Note: the S3 connection used here needs to have access to both
source and destination bucket/key.
:param source_bucket_key: The key of the source object.
It can be either full s3:// style url or relative path from root level.
When it's specified as a full s3:// url, please omit source_bucket_name.
:param dest_bucket_key: The key of the object to copy to.
The convention to specify `dest_bucket_key` is the same
as `source_bucket_key`.
:param source_bucket_name: Name of the S3 bucket where the source object is in.
It should be omitted when `source_bucket_key` is provided as a full s3:// url.

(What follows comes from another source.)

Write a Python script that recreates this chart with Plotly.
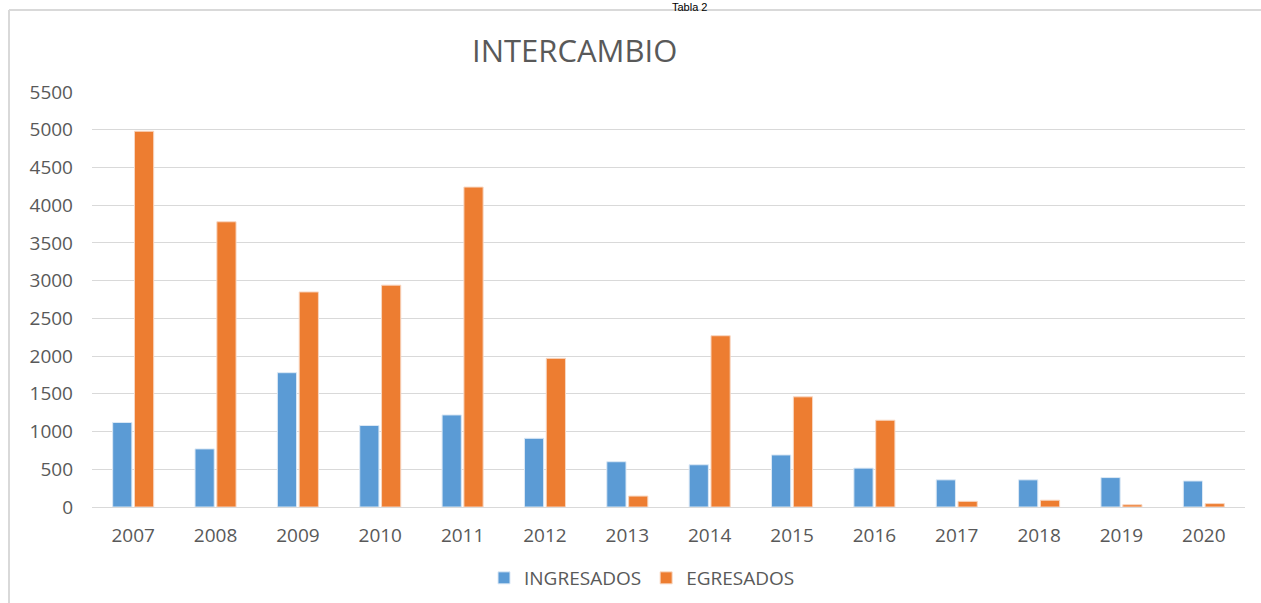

:param dest_bucket_name: Name of the S3 bucket to where the object is copied.
It should be omitted when `dest_bucket_key` is provided as a full s3:// url.

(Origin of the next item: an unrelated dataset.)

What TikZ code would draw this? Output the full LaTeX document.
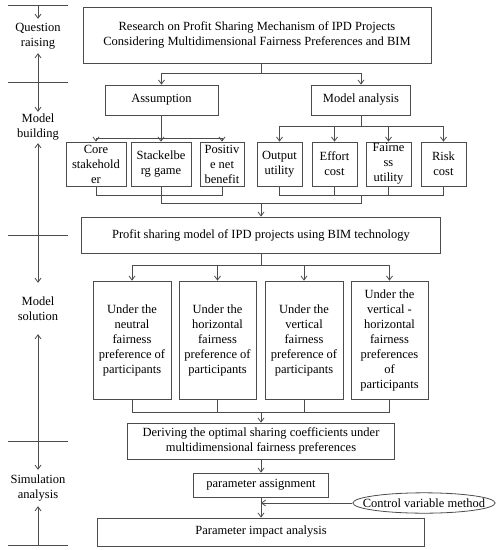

:param source_version_id: Version ID of the source object (OPTIONAL)
:param acl_policy: The string to specify the canned ACL policy for the
object to be copied which is private by default.
.. py:method:: delete_bucket(self, bucket_name, force_delete = False)
To delete s3 bucket, delete all s3 bucket objects and then delete the bucket.
:param bucket_name: Bucket name
:param force_delete: Enable this to delete bucket even if not empty
:return: None
:rtype: None
.. py:method:: delete_objects(self, bucket, keys)
Delete keys from the bucket.
:param bucket: Name of the bucket in which you are going to delete object(s)
:param keys: The key(s) to delete from S3 bucket.
When ``keys`` is a string, it's supposed to be the key name of
the single object to delete.
When ``keys`` is a list, it's supposed to be the list of the
keys to delete.
.. py:method:: download_file(self, key, bucket_name = None, local_path = None)
Downloads a file from the S3 location to the local file system.
:param key: The key path in S3.
:param bucket_name: The specific bucket to use.
:param local_path: The local path to the downloaded file. If no path is provided it will use the
system's temporary directory.
:return: the file name.
:rtype: str
.. py:method:: generate_presigned_url(self, client_method, params = None, expires_in = 3600, http_method = None)
Generate a presigned url given a client, its method, and arguments
:param client_method: The client method to presign for.
:param params: The parameters normally passed to ClientMethod.
:param expires_in: The number of seconds the presigned url is valid for.
By default it expires in an hour (3600 seconds).
:param http_method: The http method to use on the generated url.
By default, the http method is whatever is used in the method's model.
:return: The presigned url.
:rtype: str
.. py:method:: get_bucket_tagging(self, bucket_name = None)
Gets a List of tags from a bucket.
:param bucket_name: The name of the bucket.
:return: A List containing the key/value pairs for the tags
:rtype: Optional[List[Dict[str, str]]]
.. py:method:: put_bucket_tagging(self, tag_set = None, key = None, value = None, bucket_name = None)
Overwrites the existing TagSet with provided tags. Must provide either a TagSet or a key/value pair.
:param tag_set: A List containing the key/value pairs for the tags.
:param key: The Key for the new TagSet entry.
:param value: The Value for the new TagSet entry.
:param bucket_name: The name of the bucket.
:return: None
:rtype: None
.. py:method:: delete_bucket_tagging(self, bucket_name = None)
Deletes all tags from a bucket.
:param bucket_name: The name of the bucket.
:return: None
:rtype: None